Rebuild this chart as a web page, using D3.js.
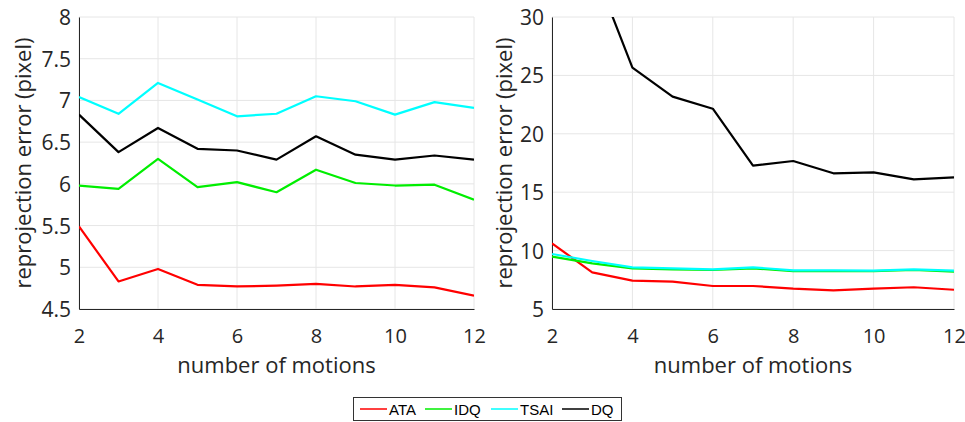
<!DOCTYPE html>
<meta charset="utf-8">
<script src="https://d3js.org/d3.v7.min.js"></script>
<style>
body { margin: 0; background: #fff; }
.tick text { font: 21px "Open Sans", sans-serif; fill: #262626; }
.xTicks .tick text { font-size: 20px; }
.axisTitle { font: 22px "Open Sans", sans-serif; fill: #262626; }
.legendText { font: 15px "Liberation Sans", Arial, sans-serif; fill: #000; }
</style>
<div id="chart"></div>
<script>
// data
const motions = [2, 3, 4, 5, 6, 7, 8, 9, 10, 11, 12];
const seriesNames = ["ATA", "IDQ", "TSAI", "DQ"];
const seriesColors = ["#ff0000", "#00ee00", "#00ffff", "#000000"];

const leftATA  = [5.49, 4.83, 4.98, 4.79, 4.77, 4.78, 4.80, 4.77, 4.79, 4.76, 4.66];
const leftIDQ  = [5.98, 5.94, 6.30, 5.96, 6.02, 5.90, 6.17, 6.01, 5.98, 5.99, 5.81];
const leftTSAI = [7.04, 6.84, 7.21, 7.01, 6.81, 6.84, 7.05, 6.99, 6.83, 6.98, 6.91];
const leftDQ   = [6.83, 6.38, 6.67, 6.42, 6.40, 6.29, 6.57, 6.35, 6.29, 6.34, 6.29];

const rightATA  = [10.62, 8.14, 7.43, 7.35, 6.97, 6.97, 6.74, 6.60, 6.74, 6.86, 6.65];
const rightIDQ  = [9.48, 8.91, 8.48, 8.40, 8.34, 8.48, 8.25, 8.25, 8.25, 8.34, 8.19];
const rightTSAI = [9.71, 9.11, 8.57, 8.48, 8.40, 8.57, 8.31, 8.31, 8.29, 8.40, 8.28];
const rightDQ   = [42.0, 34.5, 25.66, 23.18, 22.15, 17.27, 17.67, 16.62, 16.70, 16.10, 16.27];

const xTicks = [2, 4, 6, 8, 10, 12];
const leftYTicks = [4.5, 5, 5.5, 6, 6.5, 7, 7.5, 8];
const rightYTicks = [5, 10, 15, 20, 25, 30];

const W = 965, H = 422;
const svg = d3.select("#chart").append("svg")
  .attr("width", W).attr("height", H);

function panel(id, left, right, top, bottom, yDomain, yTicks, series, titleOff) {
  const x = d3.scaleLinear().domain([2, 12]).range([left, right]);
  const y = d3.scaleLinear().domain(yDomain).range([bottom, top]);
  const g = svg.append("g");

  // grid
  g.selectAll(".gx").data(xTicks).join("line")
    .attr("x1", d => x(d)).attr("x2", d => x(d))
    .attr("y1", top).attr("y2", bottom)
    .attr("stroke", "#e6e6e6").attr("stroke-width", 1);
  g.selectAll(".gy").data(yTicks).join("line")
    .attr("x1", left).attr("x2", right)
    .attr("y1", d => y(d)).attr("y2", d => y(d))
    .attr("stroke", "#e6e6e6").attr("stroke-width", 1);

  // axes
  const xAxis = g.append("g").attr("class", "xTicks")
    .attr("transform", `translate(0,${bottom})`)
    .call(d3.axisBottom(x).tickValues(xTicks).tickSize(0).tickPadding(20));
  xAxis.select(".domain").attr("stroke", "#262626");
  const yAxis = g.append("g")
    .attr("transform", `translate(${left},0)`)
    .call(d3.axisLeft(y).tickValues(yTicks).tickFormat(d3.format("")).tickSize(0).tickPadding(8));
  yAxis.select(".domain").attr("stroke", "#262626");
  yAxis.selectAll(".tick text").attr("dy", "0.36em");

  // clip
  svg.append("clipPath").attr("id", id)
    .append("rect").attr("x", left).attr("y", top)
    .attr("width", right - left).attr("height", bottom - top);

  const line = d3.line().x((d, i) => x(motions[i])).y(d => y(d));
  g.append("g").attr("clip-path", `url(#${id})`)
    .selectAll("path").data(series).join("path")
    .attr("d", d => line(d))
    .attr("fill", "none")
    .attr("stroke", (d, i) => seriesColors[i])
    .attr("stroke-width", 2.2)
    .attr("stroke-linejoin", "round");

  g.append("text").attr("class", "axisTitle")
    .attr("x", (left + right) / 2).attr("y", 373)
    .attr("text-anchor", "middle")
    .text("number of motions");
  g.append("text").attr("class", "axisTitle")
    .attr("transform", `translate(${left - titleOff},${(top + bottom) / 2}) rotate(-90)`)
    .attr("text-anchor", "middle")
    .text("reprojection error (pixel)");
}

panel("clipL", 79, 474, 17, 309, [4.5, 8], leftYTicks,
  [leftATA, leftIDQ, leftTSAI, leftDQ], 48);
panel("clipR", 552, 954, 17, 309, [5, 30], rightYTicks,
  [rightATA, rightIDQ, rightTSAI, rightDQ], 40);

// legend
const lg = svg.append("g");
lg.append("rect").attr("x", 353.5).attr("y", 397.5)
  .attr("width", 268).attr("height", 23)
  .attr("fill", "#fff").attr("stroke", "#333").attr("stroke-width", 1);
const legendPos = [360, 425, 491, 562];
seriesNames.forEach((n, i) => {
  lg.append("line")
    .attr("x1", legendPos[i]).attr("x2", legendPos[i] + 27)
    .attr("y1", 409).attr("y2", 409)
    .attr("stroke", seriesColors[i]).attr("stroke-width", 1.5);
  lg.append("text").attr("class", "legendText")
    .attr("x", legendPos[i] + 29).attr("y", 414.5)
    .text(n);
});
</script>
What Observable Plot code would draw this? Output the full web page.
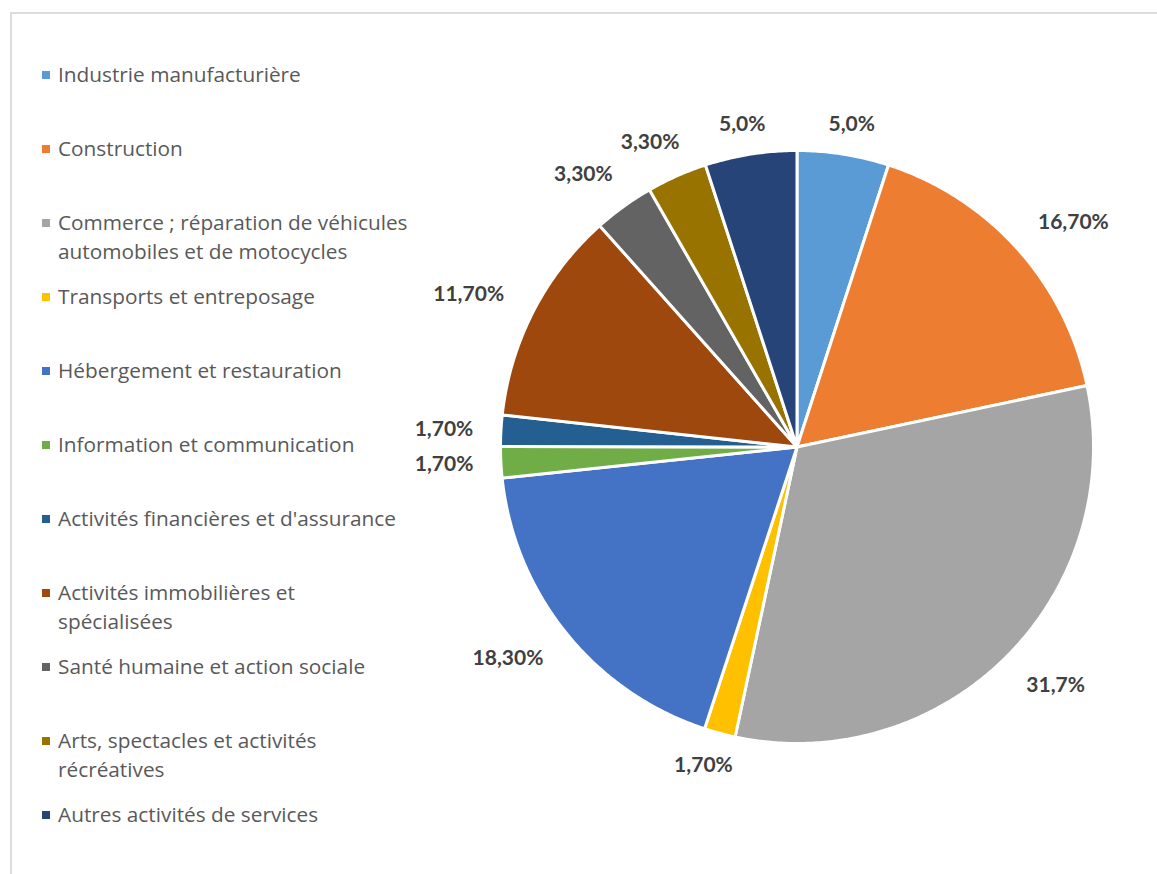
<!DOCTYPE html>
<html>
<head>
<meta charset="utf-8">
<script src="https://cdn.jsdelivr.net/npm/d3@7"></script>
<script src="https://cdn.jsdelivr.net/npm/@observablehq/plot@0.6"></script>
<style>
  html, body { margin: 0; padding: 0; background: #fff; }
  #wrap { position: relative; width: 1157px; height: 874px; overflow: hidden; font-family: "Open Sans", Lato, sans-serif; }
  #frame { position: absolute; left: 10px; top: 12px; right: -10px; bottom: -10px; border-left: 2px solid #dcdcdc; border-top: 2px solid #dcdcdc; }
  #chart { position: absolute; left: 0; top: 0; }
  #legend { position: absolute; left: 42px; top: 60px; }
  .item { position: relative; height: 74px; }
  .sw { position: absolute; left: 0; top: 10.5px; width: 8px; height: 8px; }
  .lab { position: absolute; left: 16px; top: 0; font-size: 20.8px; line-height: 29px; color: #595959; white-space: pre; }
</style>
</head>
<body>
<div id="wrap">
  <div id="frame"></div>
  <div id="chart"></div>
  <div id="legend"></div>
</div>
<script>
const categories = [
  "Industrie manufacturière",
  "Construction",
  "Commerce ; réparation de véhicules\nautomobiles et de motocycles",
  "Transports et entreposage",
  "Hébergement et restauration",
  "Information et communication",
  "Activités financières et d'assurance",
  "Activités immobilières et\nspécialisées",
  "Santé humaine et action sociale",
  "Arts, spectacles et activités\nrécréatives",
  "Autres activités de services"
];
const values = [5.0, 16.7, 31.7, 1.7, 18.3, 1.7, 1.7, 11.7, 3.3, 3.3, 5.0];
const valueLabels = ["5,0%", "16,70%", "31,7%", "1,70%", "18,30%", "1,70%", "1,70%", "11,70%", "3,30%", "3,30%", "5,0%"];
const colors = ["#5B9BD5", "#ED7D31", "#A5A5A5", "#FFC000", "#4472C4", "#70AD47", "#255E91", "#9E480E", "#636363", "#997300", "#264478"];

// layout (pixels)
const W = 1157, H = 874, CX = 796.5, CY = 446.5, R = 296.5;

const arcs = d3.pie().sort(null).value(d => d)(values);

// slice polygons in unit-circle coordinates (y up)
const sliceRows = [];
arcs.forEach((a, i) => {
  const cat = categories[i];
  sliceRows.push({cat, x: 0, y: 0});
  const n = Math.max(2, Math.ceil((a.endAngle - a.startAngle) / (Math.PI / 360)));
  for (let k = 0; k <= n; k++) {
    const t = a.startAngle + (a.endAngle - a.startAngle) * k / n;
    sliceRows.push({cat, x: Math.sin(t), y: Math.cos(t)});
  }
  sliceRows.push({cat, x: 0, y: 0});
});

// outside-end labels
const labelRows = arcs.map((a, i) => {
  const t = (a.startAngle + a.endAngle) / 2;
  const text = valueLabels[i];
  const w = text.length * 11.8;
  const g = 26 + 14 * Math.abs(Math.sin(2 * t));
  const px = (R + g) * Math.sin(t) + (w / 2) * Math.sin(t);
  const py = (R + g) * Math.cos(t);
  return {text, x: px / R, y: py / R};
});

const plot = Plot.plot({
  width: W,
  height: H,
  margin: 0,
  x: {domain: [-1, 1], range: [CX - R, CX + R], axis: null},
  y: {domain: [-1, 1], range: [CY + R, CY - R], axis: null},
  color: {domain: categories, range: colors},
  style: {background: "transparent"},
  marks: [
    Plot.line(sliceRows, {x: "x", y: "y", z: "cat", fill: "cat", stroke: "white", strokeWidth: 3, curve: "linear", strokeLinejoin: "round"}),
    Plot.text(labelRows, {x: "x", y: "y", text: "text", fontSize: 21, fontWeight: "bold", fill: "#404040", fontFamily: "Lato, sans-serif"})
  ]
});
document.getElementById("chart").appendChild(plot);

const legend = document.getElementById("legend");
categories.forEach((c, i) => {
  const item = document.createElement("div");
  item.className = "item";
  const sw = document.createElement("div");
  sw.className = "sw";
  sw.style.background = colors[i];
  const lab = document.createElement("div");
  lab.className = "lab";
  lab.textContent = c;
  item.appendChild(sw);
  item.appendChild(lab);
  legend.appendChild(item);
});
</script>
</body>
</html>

========================================================================

Exercise task: Filter lines by "page" and return each hit.

Answer to this task:
Rebuild this chart as a web page, using D3.js.
What Observable Plot code would draw this? Output the full web page.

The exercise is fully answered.